| Stored data |
◇ ◇ ◇ ◇ ◇

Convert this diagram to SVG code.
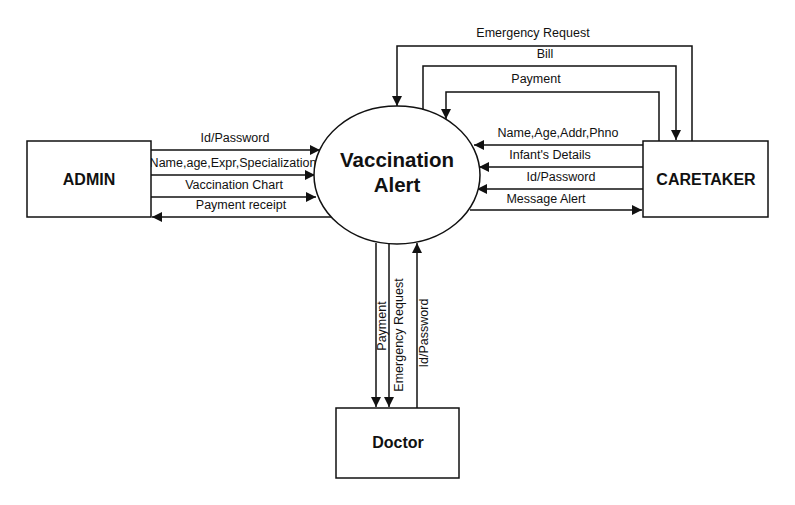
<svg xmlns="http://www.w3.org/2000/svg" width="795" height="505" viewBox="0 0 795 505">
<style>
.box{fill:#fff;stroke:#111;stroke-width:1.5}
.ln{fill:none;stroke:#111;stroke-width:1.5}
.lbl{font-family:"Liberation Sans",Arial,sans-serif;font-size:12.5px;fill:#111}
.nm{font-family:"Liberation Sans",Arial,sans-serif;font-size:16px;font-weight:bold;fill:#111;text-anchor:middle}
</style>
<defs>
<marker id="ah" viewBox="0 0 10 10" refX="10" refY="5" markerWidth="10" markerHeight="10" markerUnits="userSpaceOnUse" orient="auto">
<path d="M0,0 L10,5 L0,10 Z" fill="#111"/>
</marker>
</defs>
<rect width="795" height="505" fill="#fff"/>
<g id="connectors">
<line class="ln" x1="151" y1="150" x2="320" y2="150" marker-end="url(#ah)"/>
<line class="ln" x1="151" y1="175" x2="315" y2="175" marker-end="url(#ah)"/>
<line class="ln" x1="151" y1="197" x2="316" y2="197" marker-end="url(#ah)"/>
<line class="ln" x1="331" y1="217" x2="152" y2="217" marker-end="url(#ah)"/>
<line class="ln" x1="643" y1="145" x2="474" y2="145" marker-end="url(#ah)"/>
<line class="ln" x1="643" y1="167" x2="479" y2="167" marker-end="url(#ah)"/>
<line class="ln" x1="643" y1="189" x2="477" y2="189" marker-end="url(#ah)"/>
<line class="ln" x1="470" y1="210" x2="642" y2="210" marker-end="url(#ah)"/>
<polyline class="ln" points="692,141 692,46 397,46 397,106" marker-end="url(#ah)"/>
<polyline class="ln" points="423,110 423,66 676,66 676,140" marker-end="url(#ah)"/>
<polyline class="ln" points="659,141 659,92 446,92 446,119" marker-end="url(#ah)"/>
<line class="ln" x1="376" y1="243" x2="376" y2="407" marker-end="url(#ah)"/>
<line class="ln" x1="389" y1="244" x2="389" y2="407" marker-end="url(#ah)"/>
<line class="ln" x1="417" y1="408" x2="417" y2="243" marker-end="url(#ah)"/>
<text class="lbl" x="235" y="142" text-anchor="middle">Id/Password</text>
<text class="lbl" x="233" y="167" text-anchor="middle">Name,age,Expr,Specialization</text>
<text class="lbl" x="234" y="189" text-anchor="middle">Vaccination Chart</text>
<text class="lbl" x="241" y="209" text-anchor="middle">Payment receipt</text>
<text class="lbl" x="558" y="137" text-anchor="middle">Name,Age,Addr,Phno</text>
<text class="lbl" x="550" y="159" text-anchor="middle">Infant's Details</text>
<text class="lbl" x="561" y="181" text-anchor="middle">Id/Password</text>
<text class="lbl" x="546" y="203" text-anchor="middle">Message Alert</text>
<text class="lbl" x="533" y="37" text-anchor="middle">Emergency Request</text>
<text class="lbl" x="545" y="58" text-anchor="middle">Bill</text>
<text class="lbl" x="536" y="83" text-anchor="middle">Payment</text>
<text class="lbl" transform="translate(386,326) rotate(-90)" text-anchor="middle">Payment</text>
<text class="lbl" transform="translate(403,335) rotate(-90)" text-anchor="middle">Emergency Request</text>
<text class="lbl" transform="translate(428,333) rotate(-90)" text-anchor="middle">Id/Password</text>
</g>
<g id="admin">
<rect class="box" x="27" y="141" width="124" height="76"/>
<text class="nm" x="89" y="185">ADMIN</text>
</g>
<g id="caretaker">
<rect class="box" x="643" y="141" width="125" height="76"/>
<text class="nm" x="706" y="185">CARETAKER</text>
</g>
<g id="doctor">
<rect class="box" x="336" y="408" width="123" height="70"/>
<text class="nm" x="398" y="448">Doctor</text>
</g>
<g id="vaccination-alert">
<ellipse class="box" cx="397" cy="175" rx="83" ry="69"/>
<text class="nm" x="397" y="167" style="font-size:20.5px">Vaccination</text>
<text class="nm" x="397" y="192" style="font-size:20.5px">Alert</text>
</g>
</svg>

◇ ◇ ◇ ◇ ◇

| What to do |
The data above needs to be retyped exactly, with the images left out.

| The completed task |
Convert this diagram to SVG code.
<svg xmlns="http://www.w3.org/2000/svg" width="795" height="505" viewBox="0 0 795 505">
<style>
.box{fill:#fff;stroke:#111;stroke-width:1.5}
.ln{fill:none;stroke:#111;stroke-width:1.5}
.lbl{font-family:"Liberation Sans",Arial,sans-serif;font-size:12.5px;fill:#111}
.nm{font-family:"Liberation Sans",Arial,sans-serif;font-size:16px;font-weight:bold;fill:#111;text-anchor:middle}
</style>
<defs>
<marker id="ah" viewBox="0 0 10 10" refX="10" refY="5" markerWidth="10" markerHeight="10" markerUnits="userSpaceOnUse" orient="auto">
<path d="M0,0 L10,5 L0,10 Z" fill="#111"/>
</marker>
</defs>
<rect width="795" height="505" fill="#fff"/>
<g id="connectors">
<line class="ln" x1="151" y1="150" x2="320" y2="150" marker-end="url(#ah)"/>
<line class="ln" x1="151" y1="175" x2="315" y2="175" marker-end="url(#ah)"/>
<line class="ln" x1="151" y1="197" x2="316" y2="197" marker-end="url(#ah)"/>
<line class="ln" x1="331" y1="217" x2="152" y2="217" marker-end="url(#ah)"/>
<line class="ln" x1="643" y1="145" x2="474" y2="145" marker-end="url(#ah)"/>
<line class="ln" x1="643" y1="167" x2="479" y2="167" marker-end="url(#ah)"/>
<line class="ln" x1="643" y1="189" x2="477" y2="189" marker-end="url(#ah)"/>
<line class="ln" x1="470" y1="210" x2="642" y2="210" marker-end="url(#ah)"/>
<polyline class="ln" points="692,141 692,46 397,46 397,106" marker-end="url(#ah)"/>
<polyline class="ln" points="423,110 423,66 676,66 676,140" marker-end="url(#ah)"/>
<polyline class="ln" points="659,141 659,92 446,92 446,119" marker-end="url(#ah)"/>
<line class="ln" x1="376" y1="243" x2="376" y2="407" marker-end="url(#ah)"/>
<line class="ln" x1="389" y1="244" x2="389" y2="407" marker-end="url(#ah)"/>
<line class="ln" x1="417" y1="408" x2="417" y2="243" marker-end="url(#ah)"/>
<text class="lbl" x="235" y="142" text-anchor="middle">Id/Password</text>
<text class="lbl" x="233" y="167" text-anchor="middle">Name,age,Expr,Specialization</text>
<text class="lbl" x="234" y="189" text-anchor="middle">Vaccination Chart</text>
<text class="lbl" x="241" y="209" text-anchor="middle">Payment receipt</text>
<text class="lbl" x="558" y="137" text-anchor="middle">Name,Age,Addr,Phno</text>
<text class="lbl" x="550" y="159" text-anchor="middle">Infant's Details</text>
<text class="lbl" x="561" y="181" text-anchor="middle">Id/Password</text>
<text class="lbl" x="546" y="203" text-anchor="middle">Message Alert</text>
<text class="lbl" x="533" y="37" text-anchor="middle">Emergency Request</text>
<text class="lbl" x="545" y="58" text-anchor="middle">Bill</text>
<text class="lbl" x="536" y="83" text-anchor="middle">Payment</text>
<text class="lbl" transform="translate(386,326) rotate(-90)" text-anchor="middle">Payment</text>
<text class="lbl" transform="translate(403,335) rotate(-90)" text-anchor="middle">Emergency Request</text>
<text class="lbl" transform="translate(428,333) rotate(-90)" text-anchor="middle">Id/Password</text>
</g>
<g id="admin">
<rect class="box" x="27" y="141" width="124" height="76"/>
<text class="nm" x="89" y="185">ADMIN</text>
</g>
<g id="caretaker">
<rect class="box" x="643" y="141" width="125" height="76"/>
<text class="nm" x="706" y="185">CARETAKER</text>
</g>
<g id="doctor">
<rect class="box" x="336" y="408" width="123" height="70"/>
<text class="nm" x="398" y="448">Doctor</text>
</g>
<g id="vaccination-alert">
<ellipse class="box" cx="397" cy="175" rx="83" ry="69"/>
<text class="nm" x="397" y="167" style="font-size:20.5px">Vaccination</text>
<text class="nm" x="397" y="192" style="font-size:20.5px">Alert</text>
</g>
</svg>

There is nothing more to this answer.